= Ericq Pierre =

Ericq Pierre (born 1945?) is a Haitian economist working for the Inter-American Development Bank. He was unsuccessfully nominated as prime minister by President René Préval in 1997 and 2008.

Pierre lives in Washington, D.C., where the Inter-American Development Bank is based, and is an advisor for the Bank regarding Haiti. In the midst of a political crisis following the resignation of Prime Minister Rosny Smarth, Pierre was nominated as prime minister by President Préval in 1997, but the Chamber of Deputies rejected the nomination on August 26, 1997, with 43 votes against him, nine in favor, and eight abstaining. Pierre's inability to demonstrate that his grandparents were of Haitian nationality by presenting their birth certificates and his support for an economic plan that involved privatization and large-scale lay-offs of state employees contributed to his defeat.

After Prime Minister Jacques-Édouard Alexis was defeated in a vote of no confidence on April 12, 2008, Préval nominated Pierre as prime minister for a second time on April 27, 2008. In Les Cayes on May 5, leaders of the riots against high food prices that had occurred in April demanded that a new prime minister and government be installed within a week, threatening renewed violence if this did not happen.

The Senate approved Pierre's nomination on May 7, with 17 votes in favor, two abstentions and none opposed. The nomination still had to be approved by the Chamber of Deputies. In an Associated Press interview, Pierre emphasized the need for long-term strategies to deal with the deepening poverty caused by rising food prices.
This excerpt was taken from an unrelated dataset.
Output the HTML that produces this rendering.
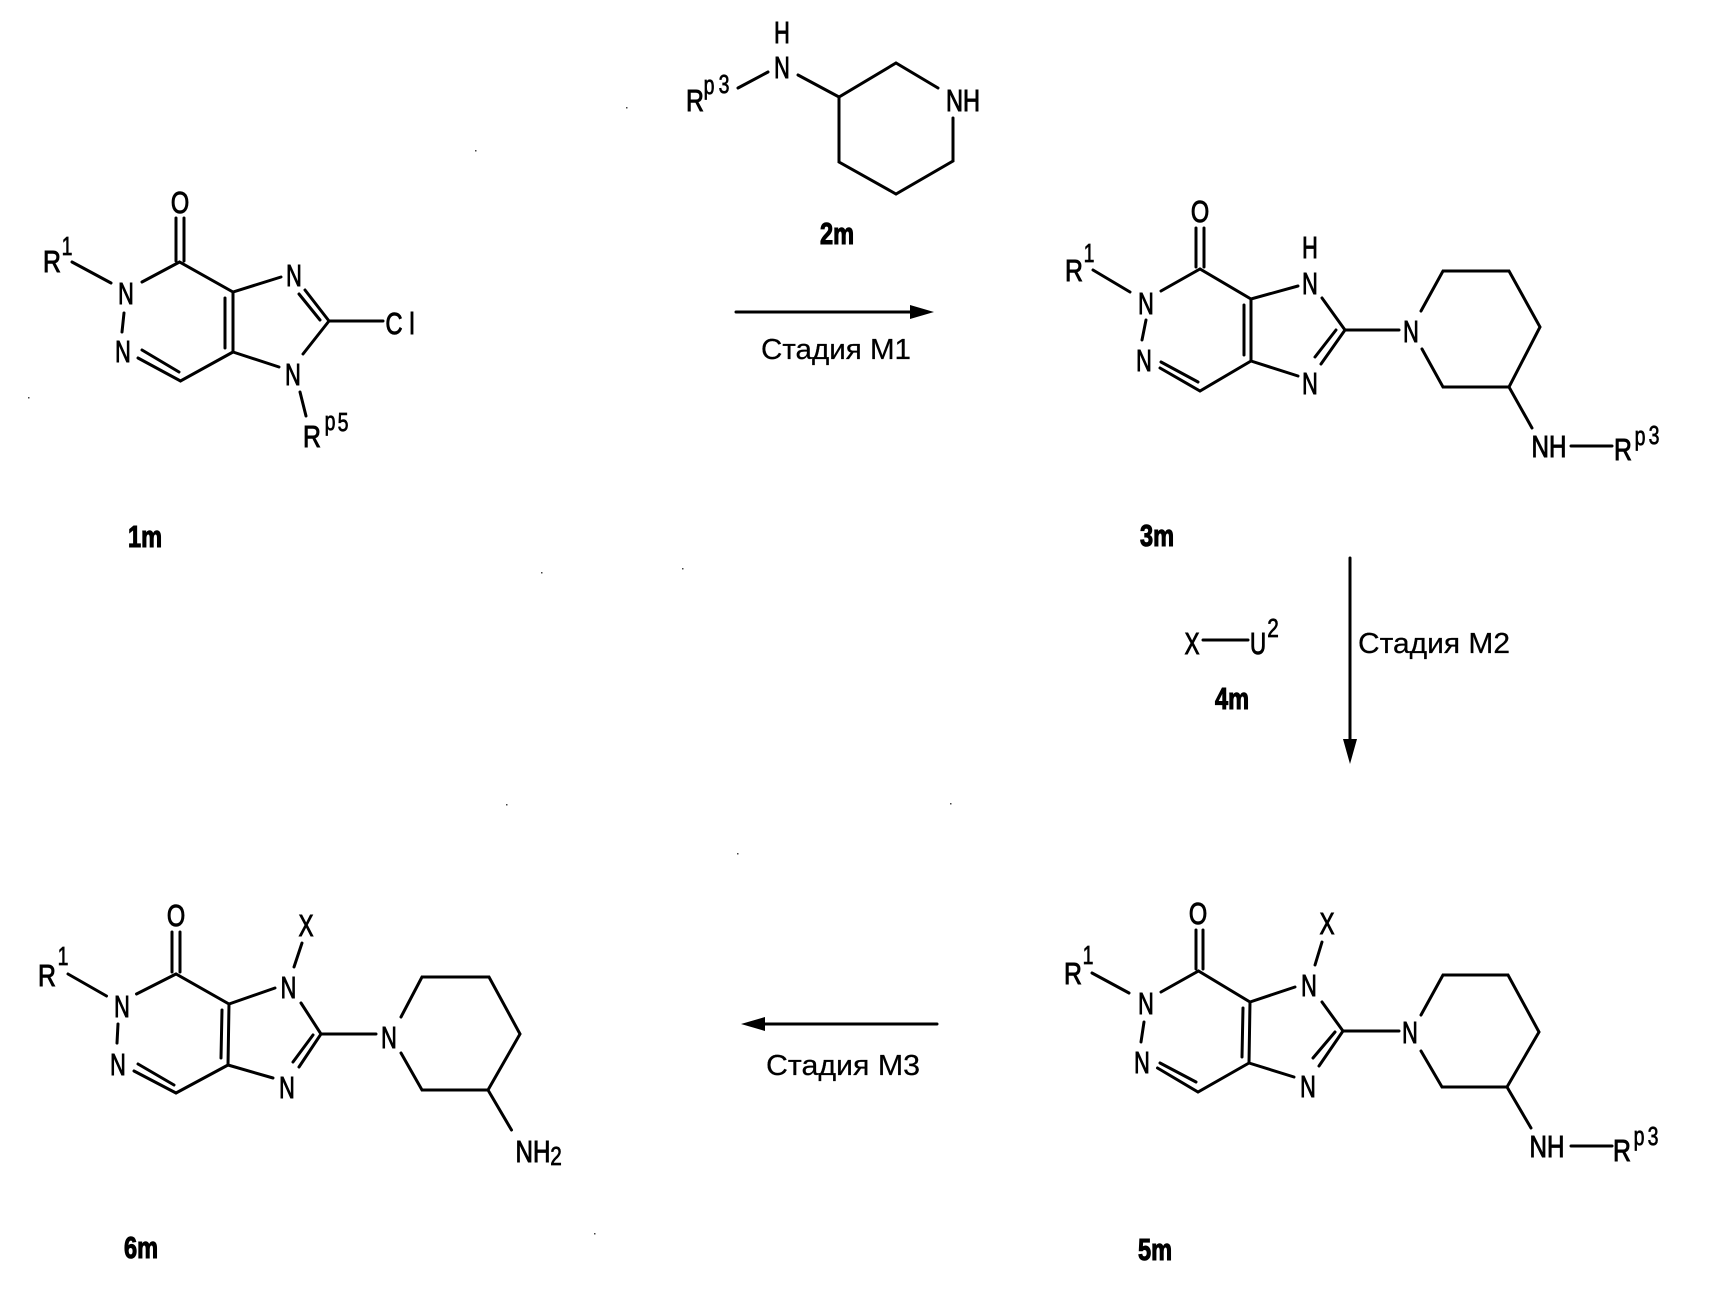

The Chamber of Deputies rejected Pierre's nomination on May 12; there were 51 votes against him and 35 in favor, with nine deputies abstaining. As a result, Préval had to nominate someone else. Opposition deputy Levaillant Louis Jeune said that the deputies "didn't really believe in the plan that he had for the people of this country". Additionally, as in 1997, questions arose about Pierre's nationality documents.

Speaking at the Hotel Montana in Port-au-Prince on May 15, Pierre alleged that corrupt deputies had prevented his nomination from succeeding because he had been unwilling to negotiate with them and satisfy their demands for money, projects, and positions in the government. He was dismissive regarding the nationality issue.